-- BEGIN --

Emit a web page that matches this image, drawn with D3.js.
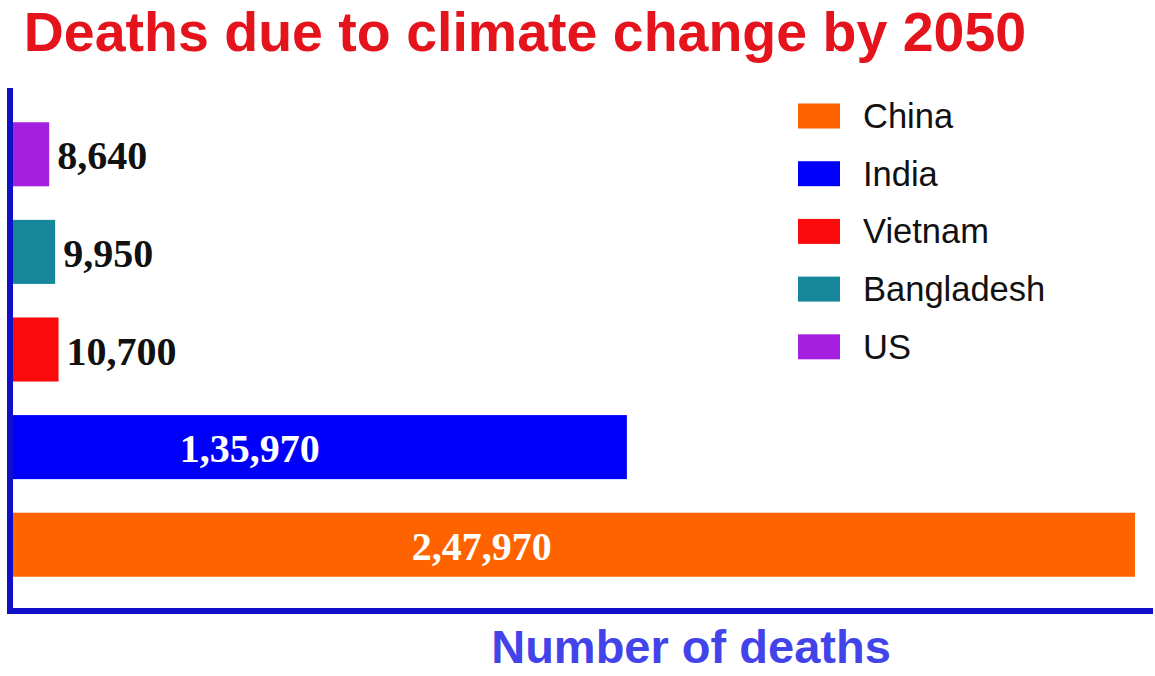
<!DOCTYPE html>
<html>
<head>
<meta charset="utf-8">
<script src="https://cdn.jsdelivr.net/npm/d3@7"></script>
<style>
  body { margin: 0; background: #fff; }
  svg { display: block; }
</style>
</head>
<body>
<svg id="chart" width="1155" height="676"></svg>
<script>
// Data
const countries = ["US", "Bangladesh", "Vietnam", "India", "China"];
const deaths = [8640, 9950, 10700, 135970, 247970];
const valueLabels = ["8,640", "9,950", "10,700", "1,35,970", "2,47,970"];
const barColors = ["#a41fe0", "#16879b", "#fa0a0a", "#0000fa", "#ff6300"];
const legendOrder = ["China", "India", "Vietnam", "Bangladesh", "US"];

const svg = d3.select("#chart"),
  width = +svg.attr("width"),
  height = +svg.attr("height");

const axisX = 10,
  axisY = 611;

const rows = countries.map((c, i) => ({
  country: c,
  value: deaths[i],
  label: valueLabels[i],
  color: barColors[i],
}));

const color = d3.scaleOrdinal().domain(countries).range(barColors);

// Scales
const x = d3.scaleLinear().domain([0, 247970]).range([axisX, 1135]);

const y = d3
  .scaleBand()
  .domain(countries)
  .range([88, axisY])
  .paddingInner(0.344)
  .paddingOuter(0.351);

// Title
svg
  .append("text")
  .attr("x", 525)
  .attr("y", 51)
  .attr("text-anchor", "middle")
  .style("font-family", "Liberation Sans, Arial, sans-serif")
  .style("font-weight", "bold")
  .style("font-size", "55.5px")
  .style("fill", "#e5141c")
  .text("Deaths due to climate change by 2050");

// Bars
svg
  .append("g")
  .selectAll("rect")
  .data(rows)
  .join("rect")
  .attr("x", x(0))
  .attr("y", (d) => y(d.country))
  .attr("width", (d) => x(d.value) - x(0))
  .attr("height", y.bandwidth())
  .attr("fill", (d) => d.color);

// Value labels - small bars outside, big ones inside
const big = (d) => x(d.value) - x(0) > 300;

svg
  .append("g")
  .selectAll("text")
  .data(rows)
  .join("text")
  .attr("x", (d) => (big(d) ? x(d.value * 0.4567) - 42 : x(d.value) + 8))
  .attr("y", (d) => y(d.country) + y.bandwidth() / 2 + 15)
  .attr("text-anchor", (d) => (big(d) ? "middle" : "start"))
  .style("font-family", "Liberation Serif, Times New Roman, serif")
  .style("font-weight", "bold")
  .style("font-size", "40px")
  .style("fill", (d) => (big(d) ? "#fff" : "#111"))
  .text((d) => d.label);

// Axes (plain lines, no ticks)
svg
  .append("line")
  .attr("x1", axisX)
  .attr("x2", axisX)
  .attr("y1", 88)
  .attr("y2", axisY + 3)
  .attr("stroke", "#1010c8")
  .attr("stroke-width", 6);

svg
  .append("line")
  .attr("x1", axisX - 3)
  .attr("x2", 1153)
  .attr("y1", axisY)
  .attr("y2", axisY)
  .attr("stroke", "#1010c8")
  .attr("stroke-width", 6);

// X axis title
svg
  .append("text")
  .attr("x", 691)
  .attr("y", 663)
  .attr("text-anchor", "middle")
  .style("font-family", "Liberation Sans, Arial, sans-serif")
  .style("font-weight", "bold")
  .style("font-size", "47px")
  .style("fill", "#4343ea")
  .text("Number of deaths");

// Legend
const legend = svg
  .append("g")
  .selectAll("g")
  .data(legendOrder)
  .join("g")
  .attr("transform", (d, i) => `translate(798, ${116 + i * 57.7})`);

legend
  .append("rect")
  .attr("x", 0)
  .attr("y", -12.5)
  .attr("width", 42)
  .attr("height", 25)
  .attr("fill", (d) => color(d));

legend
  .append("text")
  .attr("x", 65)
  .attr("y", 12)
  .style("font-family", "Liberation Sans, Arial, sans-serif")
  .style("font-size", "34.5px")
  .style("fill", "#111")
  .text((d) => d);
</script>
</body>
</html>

-- END --

_Task statement_
Please take the lines from the beginning of the data above through the line holding "axisY = 611;" and transcribe them exactly, without any pictures.

_Result below_
Emit a web page that matches this image, drawn with D3.js.
<!DOCTYPE html>
<html>
<head>
<meta charset="utf-8">
<script src="https://cdn.jsdelivr.net/npm/d3@7"></script>
<style>
  body { margin: 0; background: #fff; }
  svg { display: block; }
</style>
</head>
<body>
<svg id="chart" width="1155" height="676"></svg>
<script>
// Data
const countries = ["US", "Bangladesh", "Vietnam", "India", "China"];
const deaths = [8640, 9950, 10700, 135970, 247970];
const valueLabels = ["8,640", "9,950", "10,700", "1,35,970", "2,47,970"];
const barColors = ["#a41fe0", "#16879b", "#fa0a0a", "#0000fa", "#ff6300"];
const legendOrder = ["China", "India", "Vietnam", "Bangladesh", "US"];

const svg = d3.select("#chart"),
  width = +svg.attr("width"),
  height = +svg.attr("height");

const axisX = 10,
  axisY = 611;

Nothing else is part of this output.